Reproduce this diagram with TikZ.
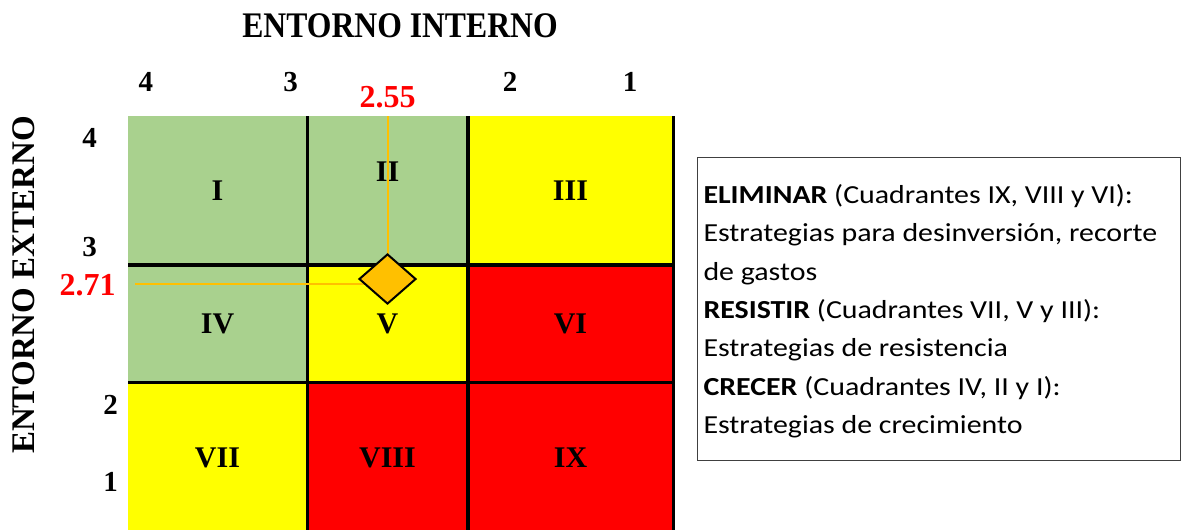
\documentclass[tikz,border=0pt]{standalone}
\usepackage{fontspec}
\setmainfont{Liberation Serif}
\newfontfamily\legendfont[FakeStretch=1.15]{Carlito}
\usetikzlibrary{shapes.geometric,positioning}
\definecolor{cellgreen}{HTML}{A9D18E}
\definecolor{cellyellow}{HTML}{FFFF00}
\definecolor{cellred}{HTML}{FF0000}
\definecolor{markgold}{HTML}{FFC000}
\definecolor{legendgray}{HTML}{404040}
\tikzset {
  every node/.style={inner sep=0pt, font=\bfseries},
  cellnum/.style={font=\fontsize{30}{30}\selectfont\bfseries},
  ticknum/.style={font=\fontsize{29}{29}\selectfont\bfseries},
  valnum/.style={font=\fontsize{32}{32}\selectfont\bfseries, text=cellred},
  gridline/.style={line width=3.2pt},
  guide/.style={markgold, line width=2pt},
}

\begin{document}
\begin{tikzpicture}[x=1pt,y=-1pt]
  \useasboundingbox (0,0) rectangle (1183,530);
  \foreach \xa/\xb/\ya/\yb/\c in {
      128/307.5/116/265/cellgreen, 307.5/468/116/265/cellgreen, 468/673.5/116/265/cellyellow,
      128/307.5/265/382.5/cellgreen, 307.5/468/265/382.5/cellyellow, 468/673.5/265/382.5/cellred,
      128/307.5/382.5/530/cellyellow, 307.5/468/382.5/530/cellred, 468/673.5/382.5/530/cellred}
    \fill[\c] (\xa,\ya) rectangle (\xb,\yb);
  \foreach \x in {307.5,468,673.5}
    \draw[gridline] (\x,116) -- (\x,530);
  \foreach \y in {265,382.5}
    \draw[gridline] (128,\y) -- (673.5,\y);

  \node[cellnum] (q1) at (217.5,190.5) {I};
  \node[cellnum] (q2) at (387.5,172) {II};
  \node[cellnum] (q3) at (570.5,190.5) {III};
  \node[cellnum] (q4) at (217.5,324) {IV};
  \node[cellnum] (q5) at (387.5,324) {V};
  \node[cellnum] (q6) at (570.5,324) {VI};
  \node[cellnum] (q7) at (217.5,458) {VII};
  \node[cellnum] (q8) at (387.5,458) {VIII};
  \node[cellnum] (q9) at (570.5,458) {IX};

  \coordinate (markpos) at (387.5,279);
  \coordinate (guidetop) at (387.5,116);
  \coordinate (guideleft) at (135,284);
  \draw[guide] (guidetop) -- (markpos);
  \draw[guide] (guideleft) -- (guideleft -| markpos);
  \node[diamond, draw, line width=2pt, fill=markgold, minimum width=57pt, minimum height=50pt] (mark) at (markpos) {};

  \node[font=\fontsize{36}{36}\selectfont\bfseries] (titlein) at (400,25.3) {\scalebox{0.88}[1]{ENTORNO INTERNO}};
  \node[font=\fontsize{33}{33}\selectfont\bfseries, rotate=90] (titleex) at (24,285) {ENTORNO EXTERNO};

  \node[ticknum] (in4) at (145.8,82) {4};
  \node[ticknum] (in3) at (290.5,82) {3};
  \node[ticknum] (in2) at (510,82) {2};
  \node[ticknum] (in1) at (630,82) {1};
  \node[ticknum] (ex4) at (89.5,137.5) {4};
  \node[ticknum] (ex3) at (89.5,247.5) {3};
  \node[ticknum] (ex2) at (110.5,405) {2};
  \node[ticknum] (ex1) at (110.5,482) {1};
  \node[valnum] (valin) at (387.5,97.5) {2.55};
  \node[valnum] (valex) at (87.5,285.5) {2.71};

  \node[draw=legendgray, line width=1.2pt, minimum width=483pt, minimum height=303pt, anchor=north west] (legend) at (697,157) {};
  \node[font=\legendfont\fontsize{26}{38.4}\selectfont, align=left, anchor=base west] (legendtext) at (703.3,433.7) {%
    \textbf{ELIMINAR} (Cuadrantes IX, VIII y VI):\\
    Estrategias para desinversión, recorte\\
    de gastos\\
    \textbf{RESISTIR} (Cuadrantes VII, V y III):\\
    Estrategias de resistencia\\
    \textbf{CRECER} (Cuadrantes IV, II y I):\\
    Estrategias de crecimiento};
\end{tikzpicture}
\end{document}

**Task**
Set the lines above down again, word for word, from the first through the one containing "(128,\y) -- (673.5,\y);"; pictures excluded.

**Output**
Reproduce this diagram with TikZ.
\documentclass[tikz,border=0pt]{standalone}
\usepackage{fontspec}
\setmainfont{Liberation Serif}
\newfontfamily\legendfont[FakeStretch=1.15]{Carlito}
\usetikzlibrary{shapes.geometric,positioning}
\definecolor{cellgreen}{HTML}{A9D18E}
\definecolor{cellyellow}{HTML}{FFFF00}
\definecolor{cellred}{HTML}{FF0000}
\definecolor{markgold}{HTML}{FFC000}
\definecolor{legendgray}{HTML}{404040}
\tikzset {
  every node/.style={inner sep=0pt, font=\bfseries},
  cellnum/.style={font=\fontsize{30}{30}\selectfont\bfseries},
  ticknum/.style={font=\fontsize{29}{29}\selectfont\bfseries},
  valnum/.style={font=\fontsize{32}{32}\selectfont\bfseries, text=cellred},
  gridline/.style={line width=3.2pt},
  guide/.style={markgold, line width=2pt},
}

\begin{document}
\begin{tikzpicture}[x=1pt,y=-1pt]
  \useasboundingbox (0,0) rectangle (1183,530);
  \foreach \xa/\xb/\ya/\yb/\c in {
      128/307.5/116/265/cellgreen, 307.5/468/116/265/cellgreen, 468/673.5/116/265/cellyellow,
      128/307.5/265/382.5/cellgreen, 307.5/468/265/382.5/cellyellow, 468/673.5/265/382.5/cellred,
      128/307.5/382.5/530/cellyellow, 307.5/468/382.5/530/cellred, 468/673.5/382.5/530/cellred}
    \fill[\c] (\xa,\ya) rectangle (\xb,\yb);
  \foreach \x in {307.5,468,673.5}
    \draw[gridline] (\x,116) -- (\x,530);
  \foreach \y in {265,382.5}
    \draw[gridline] (128,\y) -- (673.5,\y);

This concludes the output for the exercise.